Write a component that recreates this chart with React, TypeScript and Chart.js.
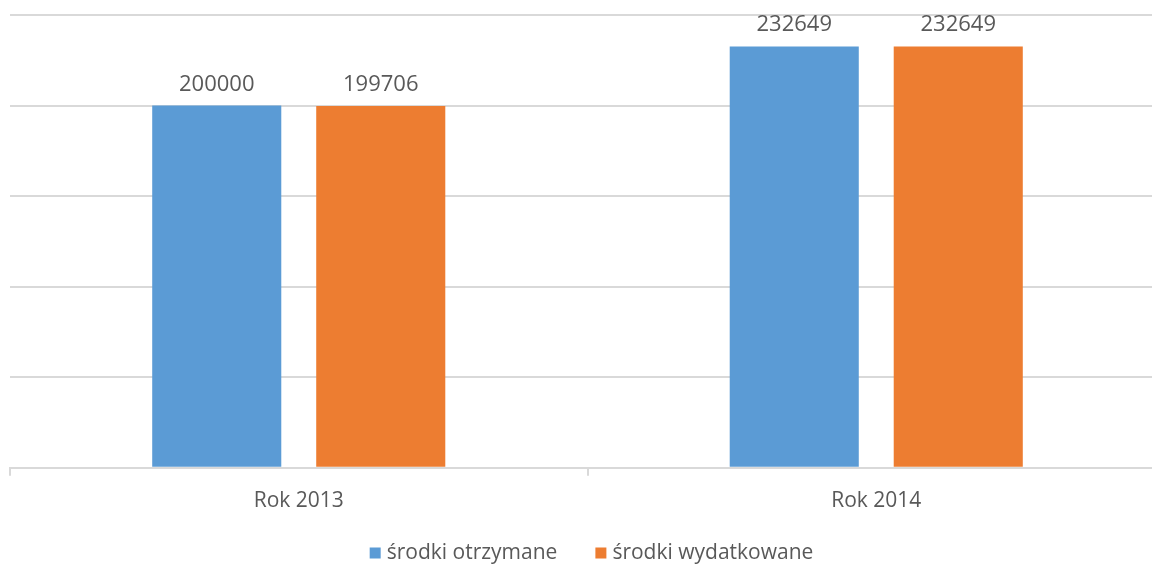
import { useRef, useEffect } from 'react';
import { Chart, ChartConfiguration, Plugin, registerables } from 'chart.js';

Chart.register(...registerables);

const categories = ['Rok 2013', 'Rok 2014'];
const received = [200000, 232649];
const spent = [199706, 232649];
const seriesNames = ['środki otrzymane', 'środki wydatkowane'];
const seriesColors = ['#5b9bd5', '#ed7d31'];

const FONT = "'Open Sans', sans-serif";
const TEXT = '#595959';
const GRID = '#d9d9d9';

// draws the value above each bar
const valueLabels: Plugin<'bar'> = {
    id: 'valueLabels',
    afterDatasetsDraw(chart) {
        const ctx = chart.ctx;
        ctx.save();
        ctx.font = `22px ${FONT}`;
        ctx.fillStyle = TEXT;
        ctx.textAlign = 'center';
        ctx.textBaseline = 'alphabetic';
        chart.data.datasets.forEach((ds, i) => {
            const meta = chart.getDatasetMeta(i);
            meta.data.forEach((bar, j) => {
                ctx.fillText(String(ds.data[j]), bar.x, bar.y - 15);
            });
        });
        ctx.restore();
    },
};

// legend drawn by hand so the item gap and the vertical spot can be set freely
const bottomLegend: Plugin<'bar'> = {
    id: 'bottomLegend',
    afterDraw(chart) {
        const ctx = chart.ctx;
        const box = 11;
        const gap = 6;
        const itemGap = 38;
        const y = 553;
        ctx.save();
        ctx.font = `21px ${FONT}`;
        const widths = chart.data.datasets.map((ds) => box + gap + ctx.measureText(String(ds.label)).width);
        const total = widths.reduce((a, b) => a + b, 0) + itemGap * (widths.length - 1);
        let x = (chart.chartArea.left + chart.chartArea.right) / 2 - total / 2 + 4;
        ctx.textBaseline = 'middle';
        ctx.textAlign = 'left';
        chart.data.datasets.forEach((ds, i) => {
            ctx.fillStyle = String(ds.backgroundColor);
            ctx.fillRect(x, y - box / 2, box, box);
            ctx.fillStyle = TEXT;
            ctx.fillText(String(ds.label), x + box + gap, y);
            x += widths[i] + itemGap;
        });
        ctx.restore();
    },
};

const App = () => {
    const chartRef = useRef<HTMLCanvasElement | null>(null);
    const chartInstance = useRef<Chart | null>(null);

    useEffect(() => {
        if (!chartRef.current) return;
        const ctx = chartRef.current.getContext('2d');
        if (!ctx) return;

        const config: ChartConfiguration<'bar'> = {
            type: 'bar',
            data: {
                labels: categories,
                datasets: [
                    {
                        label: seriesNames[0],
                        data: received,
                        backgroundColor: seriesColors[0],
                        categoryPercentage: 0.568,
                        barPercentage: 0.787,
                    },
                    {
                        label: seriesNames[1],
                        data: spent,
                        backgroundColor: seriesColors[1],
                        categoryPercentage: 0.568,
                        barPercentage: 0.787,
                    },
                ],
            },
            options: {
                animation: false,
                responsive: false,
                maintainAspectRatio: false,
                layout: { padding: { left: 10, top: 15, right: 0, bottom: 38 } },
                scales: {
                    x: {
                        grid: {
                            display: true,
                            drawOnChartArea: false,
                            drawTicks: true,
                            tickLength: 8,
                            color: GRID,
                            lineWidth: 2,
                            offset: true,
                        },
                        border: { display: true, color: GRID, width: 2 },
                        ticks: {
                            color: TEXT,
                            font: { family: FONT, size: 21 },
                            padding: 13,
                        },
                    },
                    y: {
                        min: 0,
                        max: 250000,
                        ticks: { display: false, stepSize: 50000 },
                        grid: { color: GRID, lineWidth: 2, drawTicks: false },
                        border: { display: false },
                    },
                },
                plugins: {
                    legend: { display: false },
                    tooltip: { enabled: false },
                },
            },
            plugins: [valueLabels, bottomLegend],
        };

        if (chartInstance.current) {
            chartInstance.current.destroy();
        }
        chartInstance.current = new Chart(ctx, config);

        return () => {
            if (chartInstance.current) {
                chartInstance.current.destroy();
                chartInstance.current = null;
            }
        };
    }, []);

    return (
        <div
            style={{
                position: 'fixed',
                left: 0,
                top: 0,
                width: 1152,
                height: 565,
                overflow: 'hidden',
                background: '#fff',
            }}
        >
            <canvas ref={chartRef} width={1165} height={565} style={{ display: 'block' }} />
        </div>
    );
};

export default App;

....................

*EXERCISE*. Pictures are excluded; extract exactly the lines from the start of the data through the line that holds "const GRID = '#d9d9d9';", both ends included.

*RESULT FOR THIS EXERCISE*.
Write a component that recreates this chart with React, TypeScript and Chart.js.
import { useRef, useEffect } from 'react';
import { Chart, ChartConfiguration, Plugin, registerables } from 'chart.js';

Chart.register(...registerables);

const categories = ['Rok 2013', 'Rok 2014'];
const received = [200000, 232649];
const spent = [199706, 232649];
const seriesNames = ['środki otrzymane', 'środki wydatkowane'];
const seriesColors = ['#5b9bd5', '#ed7d31'];

const FONT = "'Open Sans', sans-serif";
const TEXT = '#595959';
const GRID = '#d9d9d9';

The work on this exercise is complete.